So, I finally got a few minutes to finish telling you all about our sailing class last weekend. We woke up Saturday morning to sun, glass-like seas and a lovely warm breeze. Gone were the clouds, the wind gusts, and the crazy waves. I let the guys fix breakfast and took myself to the bow of the boat to stretch.
Way past the dinghy there is a wide space that just fits me. When my family would sail in the Virgin Islands every year, this is where my sister and I would sleep – on top of the deck. A blanket was all we needed and it was quite comfy. Much better than being below where it was stuffy and hot. On this trip, the cabin wasn’t hot – it was perfectly chilly and that’s how I like to sleep – the colder the better. Still, the boat doesn’t have the nice mattress we have at home and let’s be honest, I’m not 18 anymore, so a hard deck is less than comfy. It was, however, the perfect place to stretch and work out the kinks.
Would you like to see some shots from the inside of the boat? Sure you would.
Here’s the dining area – yes it fit all 5 of us comfortably.
And the teeny-tiny kitchen – the guys fried up all those potatoes and onions for breakfast. We ate like kings on this trip, I tell ‘ya!
On the first sail, we got all the way around the front side – the windward side – of Santa Cruz. You can see the full map of our trip plotted out by Steve here.
The second day, the guys did a lot of navigational practice. We circled around, and practiced heave-to and the heave-to crew overboard drill multiple times.
It was a good day, plenty of fair winds and nothing too gnarly. We scooted into a second bay (can’t remember the name right now) early to rest and let the guys study – they had to take their test the next morning. steve and I hopped into the dinghy to get some land time here – isn’t it beautiful?
There were probably 12 or 15 boats in the cove before nightfall.
In the evening, a good strong wind came up (it dies down at midnight every night) but it was pretty strong. That’s Anacapa in the distance.
We set up the anchor watch schedule and headed for sleep and just as everyone was almost out, we heard BEEP-BEEP-BEEP-BEEP-BEEP! That’s 5 blasts on the air horn which is the danger signal. Everyone was scrambling to get on deck and see what the risk was. BEEP-BEEP-BEEP-BEEP-BEEP! Again. Turns out, one of the small power fishing boats had lost their anchor and because of the relatively high wind that sprung up right around dark, they were drifting fast toward us and another sailboat.

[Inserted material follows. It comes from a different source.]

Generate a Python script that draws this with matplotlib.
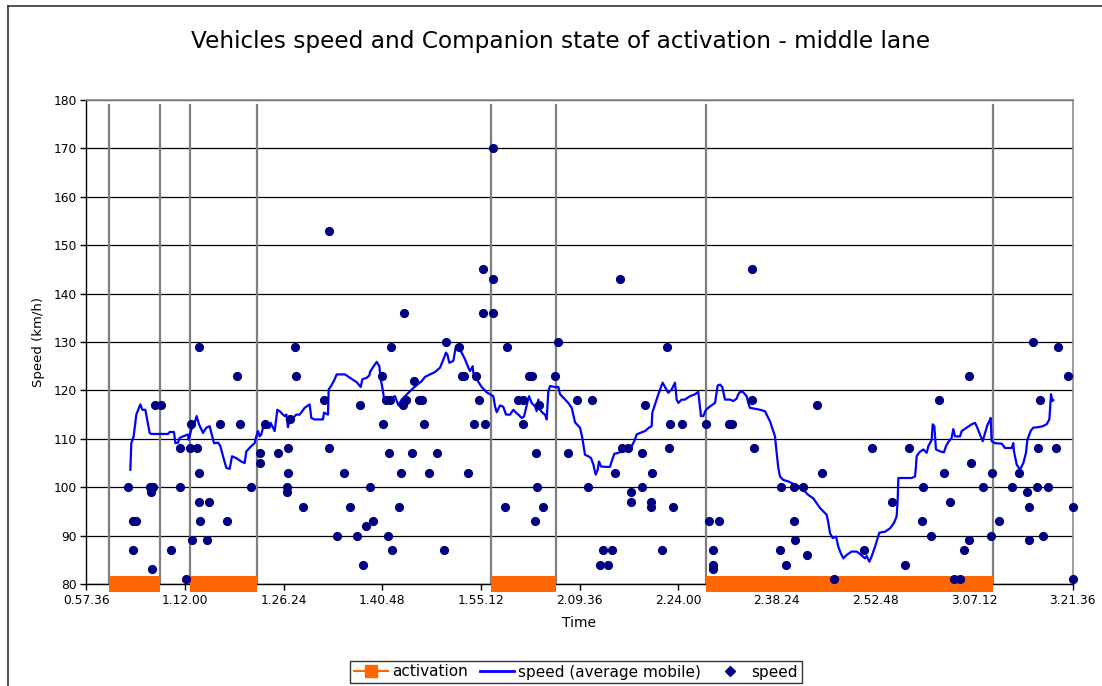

The two boats got their anchor lines tangled, there was a lot of rushing around and shouting. The sailboat got yanked around pretty badly, but no real damage done. Somehow in the dark they got their lines figured out and everything settled down again, but it was a little while before anyone in the bay felt safe.
We sailed the next day across the channel in between Santa Cruz and Santa Rosa with the guys navigating sans electronics the whole way. They got lots of practice and we found Becher’s Bay on Santa Rosa for our anchorage that night.
In the morning, the guys settled in and studied after breakfast and then took their tests.
That night, we had to sail at night back to SB. This meant getting bundled up in layers, and putting on safety harnesses and setting jacklines. The sailing back was just as swell-ridden and gnarly as the sail to the islands. It was also very frickin’ cold! And wet. And cold. After battling sea sickness and trying to keep my eyes open for many hours past any normal bedtime, I couldn’t take it anymore. I crawled into the berth and pulled everything on top of me. I was shaking all over and probably near hypothermia, so it was the only call I could make. Steve crawled in around 2:30 a.m. exhausted and cold and said, “The second it’s dawn, we are getting off this boat!” So we slept in the harbor. In the morning, we packed up as quietly as we could and escaped.